### [Dataset section]
--- start ---
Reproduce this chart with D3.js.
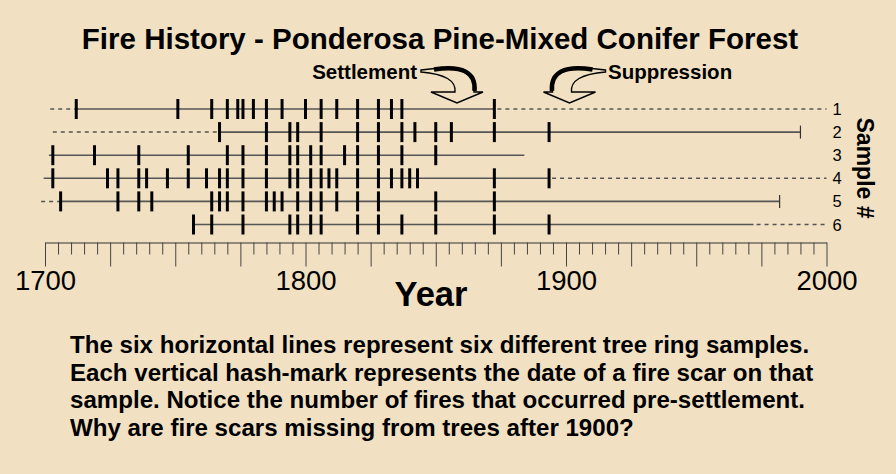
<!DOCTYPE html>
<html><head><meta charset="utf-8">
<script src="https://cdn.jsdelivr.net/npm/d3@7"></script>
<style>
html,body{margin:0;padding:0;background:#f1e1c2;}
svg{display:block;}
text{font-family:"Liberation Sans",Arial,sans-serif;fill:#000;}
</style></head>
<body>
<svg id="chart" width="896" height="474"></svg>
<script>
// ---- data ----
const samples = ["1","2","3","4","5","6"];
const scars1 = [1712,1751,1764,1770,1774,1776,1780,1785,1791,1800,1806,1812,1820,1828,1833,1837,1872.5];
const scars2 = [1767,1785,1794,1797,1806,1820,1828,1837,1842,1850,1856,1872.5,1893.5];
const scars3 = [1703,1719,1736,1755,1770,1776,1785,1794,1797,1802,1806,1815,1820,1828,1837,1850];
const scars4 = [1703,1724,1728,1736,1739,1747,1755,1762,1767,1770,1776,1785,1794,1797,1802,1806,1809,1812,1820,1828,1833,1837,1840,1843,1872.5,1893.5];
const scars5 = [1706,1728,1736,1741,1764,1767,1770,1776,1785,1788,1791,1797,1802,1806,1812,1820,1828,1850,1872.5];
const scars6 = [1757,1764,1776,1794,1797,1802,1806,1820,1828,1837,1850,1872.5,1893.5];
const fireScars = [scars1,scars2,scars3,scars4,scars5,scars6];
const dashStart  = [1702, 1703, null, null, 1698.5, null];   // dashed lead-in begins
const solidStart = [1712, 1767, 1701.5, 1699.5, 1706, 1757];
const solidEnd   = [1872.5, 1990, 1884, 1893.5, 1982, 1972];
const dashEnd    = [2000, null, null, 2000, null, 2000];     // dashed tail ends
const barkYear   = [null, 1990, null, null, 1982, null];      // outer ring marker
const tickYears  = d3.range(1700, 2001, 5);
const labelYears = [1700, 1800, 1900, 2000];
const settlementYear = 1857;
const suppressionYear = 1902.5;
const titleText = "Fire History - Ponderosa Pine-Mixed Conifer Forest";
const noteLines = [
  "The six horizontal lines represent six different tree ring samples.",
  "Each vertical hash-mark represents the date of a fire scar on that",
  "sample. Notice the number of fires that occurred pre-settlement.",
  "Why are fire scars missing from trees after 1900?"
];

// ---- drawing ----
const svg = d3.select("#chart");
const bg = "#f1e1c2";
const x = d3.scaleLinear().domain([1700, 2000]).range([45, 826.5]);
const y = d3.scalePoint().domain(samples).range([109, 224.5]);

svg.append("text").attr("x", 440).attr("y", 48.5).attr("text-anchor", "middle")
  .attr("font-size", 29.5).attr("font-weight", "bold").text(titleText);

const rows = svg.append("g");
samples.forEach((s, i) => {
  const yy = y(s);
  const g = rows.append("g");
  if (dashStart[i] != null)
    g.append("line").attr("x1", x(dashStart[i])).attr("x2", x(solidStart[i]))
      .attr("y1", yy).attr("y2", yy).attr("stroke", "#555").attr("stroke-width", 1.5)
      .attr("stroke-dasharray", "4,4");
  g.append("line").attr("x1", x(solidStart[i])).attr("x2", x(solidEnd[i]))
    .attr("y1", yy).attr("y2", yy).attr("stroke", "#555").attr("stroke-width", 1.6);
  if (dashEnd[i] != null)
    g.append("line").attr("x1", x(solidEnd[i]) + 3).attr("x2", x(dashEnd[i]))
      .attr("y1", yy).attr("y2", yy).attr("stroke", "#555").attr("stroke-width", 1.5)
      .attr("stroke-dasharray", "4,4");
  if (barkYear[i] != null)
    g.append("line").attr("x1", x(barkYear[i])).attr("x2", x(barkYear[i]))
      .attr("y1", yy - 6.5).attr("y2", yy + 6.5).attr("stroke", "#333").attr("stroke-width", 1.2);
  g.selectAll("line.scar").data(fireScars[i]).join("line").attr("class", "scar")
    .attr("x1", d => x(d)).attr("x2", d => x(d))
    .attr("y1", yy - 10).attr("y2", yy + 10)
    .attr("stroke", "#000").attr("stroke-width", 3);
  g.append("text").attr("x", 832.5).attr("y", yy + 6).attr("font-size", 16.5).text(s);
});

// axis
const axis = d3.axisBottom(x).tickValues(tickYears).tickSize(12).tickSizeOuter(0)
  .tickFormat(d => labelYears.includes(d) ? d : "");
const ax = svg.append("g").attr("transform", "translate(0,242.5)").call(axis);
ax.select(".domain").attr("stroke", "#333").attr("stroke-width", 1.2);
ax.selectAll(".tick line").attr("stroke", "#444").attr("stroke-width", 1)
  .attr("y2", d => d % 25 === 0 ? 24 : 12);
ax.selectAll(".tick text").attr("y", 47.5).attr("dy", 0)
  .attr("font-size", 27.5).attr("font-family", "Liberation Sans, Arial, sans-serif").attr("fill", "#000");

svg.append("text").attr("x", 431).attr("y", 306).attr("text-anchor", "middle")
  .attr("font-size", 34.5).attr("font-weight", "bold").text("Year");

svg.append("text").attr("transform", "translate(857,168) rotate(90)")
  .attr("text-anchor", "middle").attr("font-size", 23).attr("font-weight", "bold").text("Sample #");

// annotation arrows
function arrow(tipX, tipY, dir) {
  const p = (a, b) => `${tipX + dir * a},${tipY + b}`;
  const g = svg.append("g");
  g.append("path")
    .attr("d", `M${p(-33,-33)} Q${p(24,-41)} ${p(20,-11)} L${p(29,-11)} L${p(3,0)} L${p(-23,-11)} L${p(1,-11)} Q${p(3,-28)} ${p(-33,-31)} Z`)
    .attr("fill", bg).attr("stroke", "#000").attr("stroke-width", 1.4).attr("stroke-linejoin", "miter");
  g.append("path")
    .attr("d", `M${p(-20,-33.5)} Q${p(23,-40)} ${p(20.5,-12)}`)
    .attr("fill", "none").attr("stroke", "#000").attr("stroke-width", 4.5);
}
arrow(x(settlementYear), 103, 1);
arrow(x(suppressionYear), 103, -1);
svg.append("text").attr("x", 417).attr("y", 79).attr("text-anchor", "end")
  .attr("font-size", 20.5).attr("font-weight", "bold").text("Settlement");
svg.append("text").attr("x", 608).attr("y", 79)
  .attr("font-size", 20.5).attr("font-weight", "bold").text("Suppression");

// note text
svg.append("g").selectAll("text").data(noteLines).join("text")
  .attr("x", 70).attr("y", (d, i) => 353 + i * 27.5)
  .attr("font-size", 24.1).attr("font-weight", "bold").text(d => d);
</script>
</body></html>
--- end ---
### [Challenge]
Using the material above, set down every line exactly, but skip the pictures.

### [Task output]
Reproduce this chart with D3.js.
<!DOCTYPE html>
<html><head><meta charset="utf-8">
<script src="https://cdn.jsdelivr.net/npm/d3@7"></script>
<style>
html,body{margin:0;padding:0;background:#f1e1c2;}
svg{display:block;}
text{font-family:"Liberation Sans",Arial,sans-serif;fill:#000;}
</style></head>
<body>
<svg id="chart" width="896" height="474"></svg>
<script>
// ---- data ----
const samples = ["1","2","3","4","5","6"];
const scars1 = [1712,1751,1764,1770,1774,1776,1780,1785,1791,1800,1806,1812,1820,1828,1833,1837,1872.5];
const scars2 = [1767,1785,1794,1797,1806,1820,1828,1837,1842,1850,1856,1872.5,1893.5];
const scars3 = [1703,1719,1736,1755,1770,1776,1785,1794,1797,1802,1806,1815,1820,1828,1837,1850];
const scars4 = [1703,1724,1728,1736,1739,1747,1755,1762,1767,1770,1776,1785,1794,1797,1802,1806,1809,1812,1820,1828,1833,1837,1840,1843,1872.5,1893.5];
const scars5 = [1706,1728,1736,1741,1764,1767,1770,1776,1785,1788,1791,1797,1802,1806,1812,1820,1828,1850,1872.5];
const scars6 = [1757,1764,1776,1794,1797,1802,1806,1820,1828,1837,1850,1872.5,1893.5];
const fireScars = [scars1,scars2,scars3,scars4,scars5,scars6];
const dashStart  = [1702, 1703, null, null, 1698.5, null];   // dashed lead-in begins
const solidStart = [1712, 1767, 1701.5, 1699.5, 1706, 1757];
const solidEnd   = [1872.5, 1990, 1884, 1893.5, 1982, 1972];
const dashEnd    = [2000, null, null, 2000, null, 2000];     // dashed tail ends
const barkYear   = [null, 1990, null, null, 1982, null];      // outer ring marker
const tickYears  = d3.range(1700, 2001, 5);
const labelYears = [1700, 1800, 1900, 2000];
const settlementYear = 1857;
const suppressionYear = 1902.5;
const titleText = "Fire History - Ponderosa Pine-Mixed Conifer Forest";
const noteLines = [
  "The six horizontal lines represent six different tree ring samples.",
  "Each vertical hash-mark represents the date of a fire scar on that",
  "sample. Notice the number of fires that occurred pre-settlement.",
  "Why are fire scars missing from trees after 1900?"
];

// ---- drawing ----
const svg = d3.select("#chart");
const bg = "#f1e1c2";
const x = d3.scaleLinear().domain([1700, 2000]).range([45, 826.5]);
const y = d3.scalePoint().domain(samples).range([109, 224.5]);

svg.append("text").attr("x", 440).attr("y", 48.5).attr("text-anchor", "middle")
  .attr("font-size", 29.5).attr("font-weight", "bold").text(titleText);

const rows = svg.append("g");
samples.forEach((s, i) => {
  const yy = y(s);
  const g = rows.append("g");
  if (dashStart[i] != null)
    g.append("line").attr("x1", x(dashStart[i])).attr("x2", x(solidStart[i]))
      .attr("y1", yy).attr("y2", yy).attr("stroke", "#555").attr("stroke-width", 1.5)
      .attr("stroke-dasharray", "4,4");
  g.append("line").attr("x1", x(solidStart[i])).attr("x2", x(solidEnd[i]))
    .attr("y1", yy).attr("y2", yy).attr("stroke", "#555").attr("stroke-width", 1.6);
  if (dashEnd[i] != null)
    g.append("line").attr("x1", x(solidEnd[i]) + 3).attr("x2", x(dashEnd[i]))
      .attr("y1", yy).attr("y2", yy).attr("stroke", "#555").attr("stroke-width", 1.5)
      .attr("stroke-dasharray", "4,4");
  if (barkYear[i] != null)
    g.append("line").attr("x1", x(barkYear[i])).attr("x2", x(barkYear[i]))
      .attr("y1", yy - 6.5).attr("y2", yy + 6.5).attr("stroke", "#333").attr("stroke-width", 1.2);
  g.selectAll("line.scar").data(fireScars[i]).join("line").attr("class", "scar")
    .attr("x1", d => x(d)).attr("x2", d => x(d))
    .attr("y1", yy - 10).attr("y2", yy + 10)
    .attr("stroke", "#000").attr("stroke-width", 3);
  g.append("text").attr("x", 832.5).attr("y", yy + 6).attr("font-size", 16.5).text(s);
});

// axis
const axis = d3.axisBottom(x).tickValues(tickYears).tickSize(12).tickSizeOuter(0)
  .tickFormat(d => labelYears.includes(d) ? d : "");
const ax = svg.append("g").attr("transform", "translate(0,242.5)").call(axis);
ax.select(".domain").attr("stroke", "#333").attr("stroke-width", 1.2);
ax.selectAll(".tick line").attr("stroke", "#444").attr("stroke-width", 1)
  .attr("y2", d => d % 25 === 0 ? 24 : 12);
ax.selectAll(".tick text").attr("y", 47.5).attr("dy", 0)
  .attr("font-size", 27.5).attr("font-family", "Liberation Sans, Arial, sans-serif").attr("fill", "#000");

svg.append("text").attr("x", 431).attr("y", 306).attr("text-anchor", "middle")
  .attr("font-size", 34.5).attr("font-weight", "bold").text("Year");

svg.append("text").attr("transform", "translate(857,168) rotate(90)")
  .attr("text-anchor", "middle").attr("font-size", 23).attr("font-weight", "bold").text("Sample #");

// annotation arrows
function arrow(tipX, tipY, dir) {
  const p = (a, b) => `${tipX + dir * a},${tipY + b}`;
  const g = svg.append("g");
  g.append("path")
    .attr("d", `M${p(-33,-33)} Q${p(24,-41)} ${p(20,-11)} L${p(29,-11)} L${p(3,0)} L${p(-23,-11)} L${p(1,-11)} Q${p(3,-28)} ${p(-33,-31)} Z`)
    .attr("fill", bg).attr("stroke", "#000").attr("stroke-width", 1.4).attr("stroke-linejoin", "miter");
  g.append("path")
    .attr("d", `M${p(-20,-33.5)} Q${p(23,-40)} ${p(20.5,-12)}`)
    .attr("fill", "none").attr("stroke", "#000").attr("stroke-width", 4.5);
}
arrow(x(settlementYear), 103, 1);
arrow(x(suppressionYear), 103, -1);
svg.append("text").attr("x", 417).attr("y", 79).attr("text-anchor", "end")
  .attr("font-size", 20.5).attr("font-weight", "bold").text("Settlement");
svg.append("text").attr("x", 608).attr("y", 79)
  .attr("font-size", 20.5).attr("font-weight", "bold").text("Suppression");

// note text
svg.append("g").selectAll("text").data(noteLines).join("text")
  .attr("x", 70).attr("y", (d, i) => 353 + i * 27.5)
  .attr("font-size", 24.1).attr("font-weight", "bold").text(d => d);
</script>
</body></html>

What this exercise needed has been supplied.